8 1/4 x 10 3/8 inches (210 x 264 mm)
Thaw Collection.
MA 6447
Curatorial Comments: 

No nineteenth-century painter has left as much correspondence as Vincent van Gogh, and no artist's thoughts and sentiments framing his works of art are as accessible. Most of Van Gogh's letters--only a few written to him survive--are preserved in the Van Gogh Museum, Amsterdam, with smaller caches in various institutions abroad. The Morgan preserves a cache of twenty-one letters sent by van Gogh to Emile Bernard and this single sheet addressed to Gauguin.
Like many of van Gogh's letters, the present one expresses a mood. He had come to know Gauguin in Paris when Vincent lived with his brother, Theo, from 1886 until he departed for Arles in February 1888. A few months after his arrival in the southern town, he wrote to Theo that he had found a studio for rent, which he dubbed the "yellow house." Seeing a kindred spirit in Gauguin, van Gogh imagined working with him would be a mutually fruitful and revealing experience. He repeatedly urged Gauguin to come to Arles. In the present letter, he conveyed his gratitude to Gauguin for having decided to come to Arles by the twentieth of October 1888. He extolled the attractions of Arles and the intensity of the sunlight and minimized the unpleasant and depressing effects of the cold, biting mistral of the season.
Looking forward to working with Gauguin, he installed gas lighting so they could work through the winter and made light of the financial hazards they undoubtedly were to face. His efforts were premature, however. Gauguin did arrive before the end of the month, but by late December, they had already parted ways: After repeated episodes of instability, van Gogh was admitted to the asylum at Saint-Rémy-de-Provence, and Gauguin left Arles.
The letter also chronicles van Gogh's work on one of his masterpieces from the period, the Bedroom at Arles, and contains a sketch of the composition. The original canvas is now in the Van Gogh Museum, Amsterdam; a second version is in the Art Institute of Chicago. A third, smaller variant, made for his mother and sister later that month, is in the Musée d'Orsay, Paris.
Van Gogh developed the idea for Bedroom at Arles in a few days. Having begun by 16 October, he finished the canvas two days later. In a letter to Theo of 16 October 1888, Vincent wrote: "At last I can send you a little sketch to give you a least an idea of the way the work is shaping up. For today I am all right again. My eyes are still tired, but then I had a new idea in my head and here is the sketch of it...This time it is simply my bedroom, only here color is to do everything, and giving by its simplification a grander style to things, is to be suggestive here of rest or of sleep in general.

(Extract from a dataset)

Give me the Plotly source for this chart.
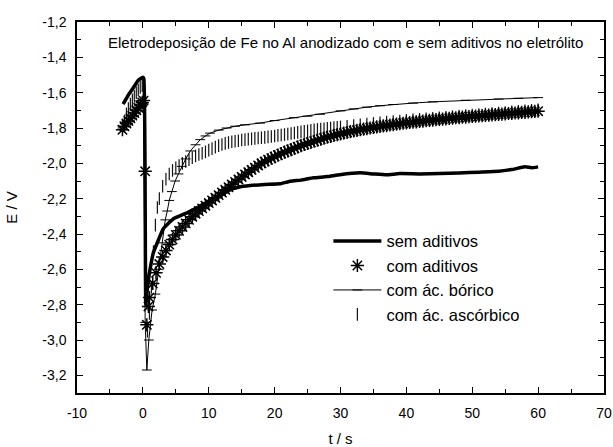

In a word, looking at the picture ought to rest the brain, or rather the imagination."
The following day, the artist wrote the present letter to Gauguin whose arrival in Arles had been postponed due to illness. He described the painting and provided a sketch of the composition that more closely reflected the final painting than did the one he sent to Theo: "I have done, still for my decoration, a size 30 canvas of my bedroom with the white deal furniture that you know. Well, I enormously enjoyed doing this interior of nothing at all, of a Seurat-like simplicity, with flat tints, but brushed on roughly, with a thick impasto, the walls pale lilac, the ground a faded broken red, the chairs and the bed chrome yellow, the pillows and the sheet a very pale green-citron, the counterpane blood-red, the washstand orange, the washbasin blue, the windows green. By means of all these very diverse tones I have wanted to express an absolute restfulness, you see..."
On 18 October 1888, van Gogh again wrote to Theo, adding as a postscript: "I am adding a line to tell you that this afternoon I finished the canvas representing the bedroom." A few days later, on 23 October, Gauguin finally arrived to share the yellow house with van Gogh.

Notes: 

Pen and dark brown ink on two sheets of graph paper, joined vertically.

Inscription: 

Inscribed in graphite at upper left, "1890", at upper right, "22", at lower right, "22"; inscribed on verso, at lower right, "9766" and "1000"; in graphite below image, "le dessin seulement"; marked at upper left in blue crayon, "x".

Provenance: 
Baroness Goldschmidt-Rothschild, Paris; private collection, New York; Eugene V. Thaw, New York.